As a visiting scholar at the Wellesley Centers for Women, Fraser-Burgess is working on a multidisciplinary project that focuses on womanist thinking as a worldview. Its premise is the benchmark work of WCW Executive Director Layli Maparyan's The Womanist Reader, as an anthology of major scholarship of the emergent field, and The Womanist Idea, which melds womanism’s spiritual and social components to posit an activism, with luxocracy at its heart.
Both texts locate the roots of this worldview in three distinct strands of literature and scholarship. These origins are in Alice Walker’s body of work and its focus on women’s self-love, love of their gender, and reaction to white feminism; Chikwenye Okonjo Ogunyemi’s named African womanism, that is exclusive to African women; and Clenora Hudson-Weems’ Africana womanism. Jointly they constitute the womanist foundations as a “dynamic interpolation.” Fraser-Burgess’s research pursues this interpolation as it has evolved in the last decade to further define the womanist idea in scholarship.
Fraser-Burgess is also currently the co-principal investigator with Matthew Missias, the education coordinator at the National Council for History Education, in a three-year participatory action research project with social studies teachers in Muncie Community Schools to broaden the social studies curricula for a racially representative and just democratic education. The project is partially funded by the Library of Congress' Teaching with Primary Sources grant.
Fraser-Burgess graduated with honors in English Literature and a secondary education teaching credential from Wellesley College in 1987. She then earned a master of science in education, a master of arts in philosophy, and finally a Ph.D. in philosophy from the University of Miami in 2005. Prior to her Ph.D., she was a public school teacher in Miami, Florida, and a campus ministry worker with Cru, an interdenominational Christian organization, in the Philippines and the Caribbean.
Fraser-Burgess has written extensively on the philosophical implications of identity group membership for political society, and particularly as it pertains to the normative aims of education in a multicultural democracy. Most recently, she guest-edited with Audrey Thompson an issue of Educational Theory, for which she co-wrote an introduction entitled “The U.S. identity politic: Possibilities for education and democracy.” Her respondent address for the 2021 presidential address for the Philosophy of Education Society, “The womanist measure for the measurer: Philosophy embodied in Black and woman,” was recently published in Philosophy of Education.

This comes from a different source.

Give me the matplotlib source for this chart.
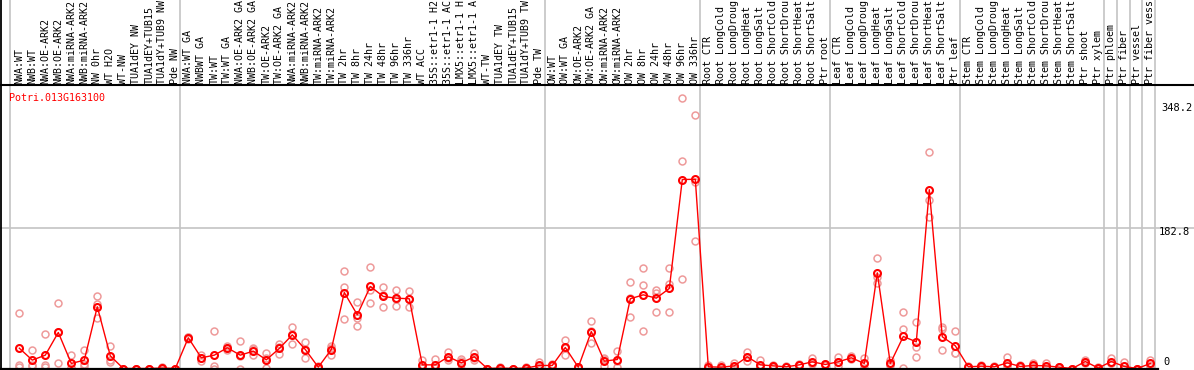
import matplotlib
matplotlib.use("Agg")
import matplotlib.pyplot as plt
import matplotlib.transforms as mtransforms

# ---------------- data ----------------
title = "Potri.013G163100"

samples = [
    "NWA:WT", "NWB:WT", "NWA:OE-ARK2", "NWB:OE-ARK2", "NWA:miRNA-ARK2", "NWB:miRNA-ARK2",
    "NW 0hr", "WT H2O", "WT-NW", "TUA1dEY NW", "TUA1dEY+TUB15", "TUA1dY+TUB9 NW", "Pde NW",
    "NWA:WT GA", "NWBWT GA", "TW:WT", "TW:WT GA", "NWA:OE-ARK2 GA", "NWB:OE-ARK2 GA",
    "TW:OE-ARK2", "TW:OE-ARK2 GA", "NWA:miRNA-ARK2", "NWB:miRNA-ARK2", "TW:miRNA-ARK2",
    "TW:miRNA-ARK2", "TW 2hr", "TW 8hr", "TW 24hr", "TW 48hr", "TW 96hr", "TW 336hr",
    "WT ACC", "35S::etr1-1 H2", "35S::etr1-1 AC", "LMX5::etr1-1 H", "LMX5::etr1-1 A",
    "WT-TW", "TUA1dEY TW", "TUA1dEY+TUB15", "TUA1dY+TUB9 TW", "Pde TW",
    "OW:WT", "OW:WT GA", "OW:OE-ARK2", "OW:OE-ARK2 GA", "OW:miRNA-ARK2", "OW:miRNA-ARK2",
    "OW 2hr", "OW 8hr", "OW 24hr", "OW 48hr", "OW 96hr", "OW 336hr",
    "Root CTR", "Root LongCold", "Root LongDroug", "Root LongHeat", "Root LongSalt",
    "Root ShortCold", "Root ShortDrou", "Root ShortHeat", "Root ShortSalt", "Ptr root",
    "Leaf CTR", "Leaf LongCold", "Leaf LongDroug", "Leaf LongHeat", "Leaf LongSalt",
    "Leaf ShortCold", "Leaf ShortDrou", "Leaf ShortHeat", "Leaf ShortSalt", "Ptr leaf",
    "Stem CTR", "Stem LongCold", "Stem LongDroug", "Stem LongHeat", "Stem LongSalt",
    "Stem ShortCold", "Stem ShortDrou", "Stem ShortHeat", "Stem ShortSalt",
    "Ptr shoot", "Ptr xylem", "Ptr phloem", "Ptr fiber", "Ptr vessel", "Ptr fiber vess",
]

means = [
    26.2, 10.8, 17.2, 46.5, 6.5, 10.8, 79.6, 16.3, 0.0, 0.0, 0.0, 0.6, 0.0,
    39.6, 13.8, 17.2, 26.7, 17.2, 22.4, 11.2, 25.8, 43.4, 24.5, 1.7, 24.5,
    98.0, 69.2, 105.8, 92.9, 90.7, 89.9, 4.7, 4.7, 15.1, 7.3, 15.1, 0.0,
    0.6, 0.0, 0.6, 3.9, 3.9, 27.1, 1.7, 47.7, 9.5, 11.6, 89.9, 95.0, 90.7,
    103.2, 243.7, 244.0, 2.2, 1.7, 3.4, 15.1, 4.7, 3.4, 2.2, 4.7, 8.6, 5.2,
    8.6, 13.8, 6.5, 123.4, 6.5, 41.3, 34.4, 230.6, 40.9, 29.3, 2.2, 3.0,
    2.2, 7.3, 2.6, 3.9, 3.4, 1.7, 0.0, 9.0, 0.6, 9.0, 2.6, 0.0, 6.5,
]

rep1 = [
    72.0, 24.5, 45.0, 84.7, 17.6, 23.7, 93.8, 28.4, 0.0, 0.0, 0.0, 1.5, 0.0,
    38.0, 18.0, 49.0, 24.0, 36.0, 25.8, 19.4, 31.0, 53.8, 34.4, 3.0, 28.8,
    126.0, 86.0, 130.3, 104.5, 101.5, 100.2, 11.2, 12.0, 21.0, 12.0, 20.2, 0.0,
    1.5, 0.0, 1.5, 8.6, 6.0, 36.5, 2.5, 61.5, 13.3, 22.4, 111.8, 129.0, 100.6,
    129.0, 348.2, 326.5, 4.0, 4.7, 6.5, 21.0, 10.8, 5.0, 3.5, 6.0, 13.3, 6.0,
    14.6, 15.9, 13.3, 141.9, 11.6, 72.3, 60.6, 279.6, 53.8, 48.1, 3.5, 4.5,
    3.5, 14.6, 4.0, 6.9, 6.5, 2.5, 0.0, 10.8, 1.5, 13.3, 9.0, 0.0, 11.6,
]

rep2 = [
    4.7, 3.0, 4.7, 7.3, 0.7, 3.0, 82.6, 9.0, 0.0, 0.0, 0.0, 0.3, 0.0,
    40.0, 9.5, 3.0, 27.0, 0.0, 16.8, 1.0, 18.5, 31.8, 13.8, 1.0, 18.0,
    105.0, 64.5, 101.5, 79.6, 80.9, 79.6, 2.0, 1.0, 10.8, 0.0, 11.6, 0.0,
    0.3, 0.0, 0.3, 1.5, 3.0, 17.6, 1.0, 33.1, 3.0, 2.2, 66.7, 108.0, 73.5,
    108.8, 268.0, 164.8, 1.5, 0.5, 2.0, 9.5, 2.0, 2.5, 1.5, 4.0, 6.0, 4.5,
    3.0, 12.0, 0.6, 110.6, 4.0, 51.2, 27.5, 217.7, 50.3, 20.2, 1.5, 2.0,
    1.5, 3.0, 2.0, 2.5, 2.0, 1.0, 0.0, 7.5, 0.3, 6.5, 0.0, 0.0, 3.5,
]

rep3 = [
    1.5, 5.0, 1.9, 47.5, 1.0, 5.7, 65.4, 11.5, 0.0, 0.0, 0.0, 0.0, 0.0,
    41.0, 14.0, 0.0, 29.0, 15.6, 24.6, 13.0, 28.0, 44.6, 25.0, 1.0, 26.7,
    63.2, 55.0, 84.7, 94.6, 89.7, 90.0, 1.0, 1.0, 13.5, 10.0, 13.5, 0.0,
    0.0, 0.0, 0.0, 1.5, 2.7, 27.0, 1.5, 48.5, 12.0, 10.0, 91.0, 48.6, 98.0,
    72.6, 115.0, 240.7, 1.0, 0.0, 1.7, 15.0, 1.3, 2.7, 1.6, 4.0, 6.5, 5.0,
    8.2, 13.5, 5.6, 117.7, 4.0, 0.6, 15.1, 195.7, 24.5, 19.5, 1.6, 2.5,
    1.6, 4.3, 1.8, 2.3, 1.7, 1.6, 0.0, 8.7, 0.0, 7.2, 0.0, 0.0, 4.4,
]

ytick_values = [0, 182.8, 348.2]
ytick_labels = ["0", "182.8", "348.2"]
group_breaks = [-0.69, 12.38, 40.42, 52.38, 62.38, 72.38, 83.42, 84.42, 85.42, 86.38, 87.38]

# ---------------- layout ----------------
W, H = 1194, 370
DPI = 100
X0 = 19.3        # pixel x of first sample
DX = 13.0        # pixel spacing of samples
Y0 = 368.5       # pixel y of value zero (from top)
SY = 0.7755      # pixels per unit

fig = plt.figure(figsize=(W / DPI, H / DPI), dpi=DPI)
fig.patch.set_facecolor("white")
ax = fig.add_axes([0, 0, 1, 1])
ax.set_xlim(-X0 / DX, (W - X0) / DX)
ax.set_ylim(-(H - Y0) / SY, Y0 / SY)
ax.axis("off")

def fy(px):
    return 1 - px / H

def fx(px):
    return px / W

FONT = "DejaVu Sans Mono"
FS = 7.2
GREY = "#c4c4c4"
PINK = "#ee9a9a"
RED = "#ff0000"

trans_xdata = mtransforms.blended_transform_factory(ax.transData, ax.transAxes)

# grey separators (full height)
for b in group_breaks:
    ax.plot([b, b], [0, 1], transform=trans_xdata, color=GREY, lw=1.2, zorder=1,
            solid_capstyle="butt")

# grey horizontal reference line at middle tick
ax.plot([0, 1], [fy(228), fy(228)], transform=ax.transAxes, color=GREY, lw=1.2, zorder=1)

# black frame lines
ax.plot([fx(1), fx(1)], [0, 1], transform=ax.transAxes, color="black", lw=1.3, zorder=5)
ax.plot([0, 1], [fy(85), fy(85)], transform=ax.transAxes, color="black", lw=1.5, zorder=5)
ax.plot([0, fx(1158)], [fy(369), fy(369)], transform=ax.transAxes, color="black", lw=1.6, zorder=5)

# sample labels (rotated, in header)
xs = list(range(len(samples)))
for i, s in enumerate(samples):
    ax.text(i, fy(83.5), s, transform=trans_xdata, rotation=90, ha="center", va="bottom",
            fontsize=FS, family=FONT, color="black", clip_on=False)

# replicate points
for rep in (rep1, rep2, rep3):
    ax.plot(xs, rep, linestyle="none", marker="o", markersize=5.0, markerfacecolor="none",
            markeredgecolor=PINK, markeredgewidth=1.1, zorder=3)

# mean line and markers
ax.plot(xs, means, color=RED, lw=1.0, marker="o", markersize=5.0, markerfacecolor="none",
        markeredgecolor=RED, markeredgewidth=1.5, zorder=4)

# title
fig.text(fx(9.5), fy(101), title, ha="left", va="baseline", fontsize=FS,
         family=FONT, color=RED)

# right-side value labels
tick_px = {"348.2": (1161, 108), "182.8": (1159, 232), "0": (1163, 362)}
for v, lab in zip(ytick_values, ytick_labels):
    px, py = tick_px[lab]
    fig.text(fx(px), fy(py), lab, ha="left", va="center", fontsize=FS + 0.3,
             family=FONT, color="black")

fig.savefig("out.png", dpi=DPI, facecolor="white")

She has previously published articles in The Pluralist, Journal of Thought, Educational Philosophy and Theory, Philosophy of Education, Philosophical Studies in Education and Educational Studies. She also co-edited with Jessica Heybach the book Making Sense of Race in Education: Practices for Change in Difficult Times, and edited an anthology for social foundations courses, Society as School Context: In the Mindset of Emergent Teacher and Democratic Subject.
Fraser-Burgess is engaged in professional service in philosophy of education and teacher education. She is an associate editor of Educational Theory and the Journal of Philosophy of Education Society of Great Britain and an executive editor of Philosophical Studies in Education.
She is co-chairperson of the Caribbean and African Studies in Education Special Interest Group of the American Educational Research Association. She has also been a three-year member of the executive committee of the North American Association for Philosophy and Education.
She recently started a consulting company, Being Better Humans Consultancy, that is committed to advancing ethics in settings beyond the university and fostering the civic virtues so important to our democratic republic.